The appearance of a grandchild may have something to do with it, or just the aging process. Either way, with sports I find myself looking increasingly backward than ahead. As for the Bears, can you blame me? Why bother with a bad team full of anonymous players when I can think of bad teams that had the likes of Gayle Sayers and Dick Butkus on them? The Bulls don’t look to be nearly as helpless, yet where are Jerry Sloan and Norm Van Lier, or Bob Love and Tom Boerwinkle? I read The Athletic; hold my nose and look at MLB.com; plow through two sports’ sections daily, all in pursuit of baseball news. Only every story I read of a possible lockout or how much this free-agent shortstop will sign for leaves me feeling slightly more alienated from a game I’ve loved since childhood. Maybe it’s age, and my grandson will see baseball for the sport while being oblivious to the business. I was like that once. I get as much baseball out of eBay as anything.
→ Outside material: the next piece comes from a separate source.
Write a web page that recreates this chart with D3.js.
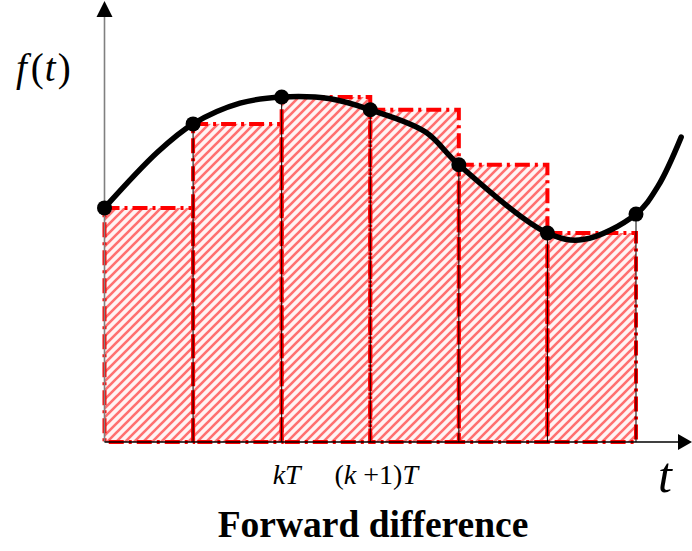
<!DOCTYPE html>
<html>
<head>
<meta charset="utf-8">
<script src="https://cdn.jsdelivr.net/npm/d3@7"></script>
<style>
  html, body { margin: 0; padding: 0; background: #fff; }
  svg { display: block; }
</style>
</head>
<body>
<svg id="chart" width="692" height="551"></svg>
<script>
// Sample instants (in units of T) and the sampled values f(kT)
const sampleT = [0, 1, 2, 3, 4, 5, 6];
const sampleF = [5.32, 7.23, 7.84, 7.55, 6.30, 4.75, 5.18];

// Points along the continuous signal f(t)
const curveT = [0, 0.60, 1, 1.53, 2, 2.55, 3, 3.62, 4, 5, 5.40, 6, 6.25, 6.51];
const curveF = [5.32, 6.59, 7.23, 7.70, 7.84, 7.80, 7.55, 7.05, 6.30, 4.75, 4.60, 5.18, 5.82, 6.93];

// Axis and tick labels
const tickLabels = [
  { t: 2, parts: [["k", true], ["T", true]] },
  { t: 3, parts: [["(", false], ["k", true], [" +1)", false], ["T", true]] }
];
const yLabel = "f(t)";
const xLabel = "t";
const title = "Forward difference";

const svg = d3.select("#chart");
const x = d3.scaleLinear().domain([0, 6]).range([104.5, 636]);
const y = d3.scaleLinear().domain([0, 10]).range([442, 2]);

// Diagonal hatch for the rectangle areas
const defs = svg.append("defs");
const pat = defs.append("pattern")
  .attr("id", "hatch")
  .attr("patternUnits", "userSpaceOnUse")
  .attr("width", 9).attr("height", 9);
pat.append("rect").attr("width", 9).attr("height", 9).attr("fill", "#fff4f4");
pat.append("path")
  .attr("d", "M-2,11 L11,-2 M-2,2 L2,-2 M7,11 L11,7")
  .attr("stroke", "#ff7070").attr("stroke-width", 2.6);

// Forward-difference rectangles: height taken from the left sample
const rects = sampleT.slice(0, -1).map((t, i) => ({ t0: t, t1: sampleT[i + 1], f: sampleF[i] }));

svg.append("g").selectAll("rect").data(rects).join("rect")
  .attr("x", d => x(d.t0)).attr("y", d => y(d.f))
  .attr("width", d => x(d.t1) - x(d.t0))
  .attr("height", d => y(0) - y(d.f))
  .attr("fill", "url(#hatch)");

svg.append("g").selectAll("rect").data(rects).join("rect")
  .attr("x", d => x(d.t0)).attr("y", d => y(d.f))
  .attr("width", d => x(d.t1) - x(d.t0))
  .attr("height", d => y(0) - y(d.f))
  .attr("fill", "none")
  .attr("stroke", "#ff0000")
  .attr("stroke-width", 4)
  .attr("stroke-dasharray", "15,5,3,5");

// Thin stems at each sample instant
svg.append("g").selectAll("line").data(sampleT.slice(1)).join("line")
  .attr("x1", d => x(d)).attr("x2", d => x(d))
  .attr("y1", (d, i) => y(sampleF[i + 1])).attr("y2", y(0))
  .attr("stroke", "#000").attr("stroke-width", 1);

// Axes with arrowheads
svg.append("line")
  .attr("x1", x(0)).attr("x2", x(0)).attr("y1", y(0)).attr("y2", 14)
  .attr("stroke", "#808080").attr("stroke-width", 1.6);
svg.append("path").attr("d", `M${x(0)},1 L${x(0) - 8},17 L${x(0) + 8},17 Z`).attr("fill", "#000");

svg.append("line")
  .attr("x1", x(0)).attr("x2", 682).attr("y1", y(0)).attr("y2", y(0))
  .attr("stroke", "#000").attr("stroke-width", 1.6);
svg.append("path").attr("d", `M692,${y(0)} L678,${y(0) - 8} L678,${y(0) + 8} Z`).attr("fill", "#000");

// Continuous signal
const line = d3.line()
  .x(d => x(d[0])).y(d => y(d[1]))
  .curve(d3.curveCatmullRom.alpha(0.5));
svg.append("path")
  .datum(curveT.map((t, i) => [t, curveF[i]]))
  .attr("d", line)
  .attr("fill", "none")
  .attr("stroke", "#000")
  .attr("stroke-width", 5.5)
  .attr("stroke-linecap", "round")
  .attr("stroke-linejoin", "round");

// Sample points
svg.append("g").selectAll("circle").data(sampleT).join("circle")
  .attr("cx", d => x(d)).attr("cy", (d, i) => y(sampleF[i]))
  .attr("r", 7.5).attr("fill", "#000");

// Tick labels under the axis
const serif = "'Liberation Serif', 'Times New Roman', serif";
const tl = svg.append("g").selectAll("text").data(tickLabels).join("text")
  .attr("x", d => x(d.t) + (d.t === 2 ? 5 : 6))
  .attr("y", 484)
  .attr("text-anchor", "middle")
  .attr("font-family", serif)
  .attr("font-size", 28)
  .attr("fill", "#000");
tl.selectAll("tspan").data(d => d.parts).join("tspan")
  .attr("font-style", d => d[1] ? "italic" : "normal")
  .attr("xml:space", "preserve")
  .text(d => d[0]);

// Axis names
const fl = svg.append("text")
  .attr("x", 16).attr("y", 81)
  .attr("font-family", serif).attr("font-size", 39).attr("fill", "#000");
fl.append("tspan").attr("font-style", "italic").text(yLabel[0]);
fl.append("tspan").attr("dx", 4).text(yLabel[1]);
fl.append("tspan").attr("font-style", "italic").attr("dx", 1).text(yLabel[2]);
fl.append("tspan").attr("dx", 2).text(yLabel[3]);

svg.append("text")
  .attr("x", 665).attr("y", 492)
  .attr("text-anchor", "middle")
  .attr("font-family", serif).attr("font-style", "italic")
  .attr("font-size", 50).attr("fill", "#000")
  .text(xLabel);

svg.append("text")
  .attr("x", 373).attr("y", 537)
  .attr("text-anchor", "middle")
  .attr("font-family", serif).attr("font-weight", "bold")
  .attr("font-size", 37.5).attr("fill", "#000")
  .text(title);
</script>
</body>
</html>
Most every day I check for “White Sox press photos”; “Comiskey Park photo”; “1930s [and 1940s and 1950s] White Sox”; “Moe Berg photo [and Minnie Minoso]”; “White Sox 1962 ticket stub”; and a few other categories. Never once has a labor dispute gotten in the way. A few weeks ago, I bought a negative of Minnie Minoso from 1960; for Christmas, I asked Clare to develop it as an 8”x 10” photo I’ll frame; with luck, he’ll be in the Hall of Fame by then. I also bought a White Sox yearbook from 1954, a year I would’ve been toddling about our South Side bungalow. The Comiskey family still owned the team, and, if you believe Arch Ward—he wrote the copy and was the sportswriter who came up with the idea of the All-Star Game—that team was close to toppling the hated Yankees. I didn’t know Ferris Fain had his own fan club. In Looking Backward, Edward Bellamy wrote the story of a young man who fell asleep one day in the late nineteenth century only to wake up over a hundred years later. Lucky for him all the problems of the world had been solved during his time asleep. I’d be happy to wake up and find the Sox starting a homestand against Casey Stengel and his crew. Until then, there’s eBay.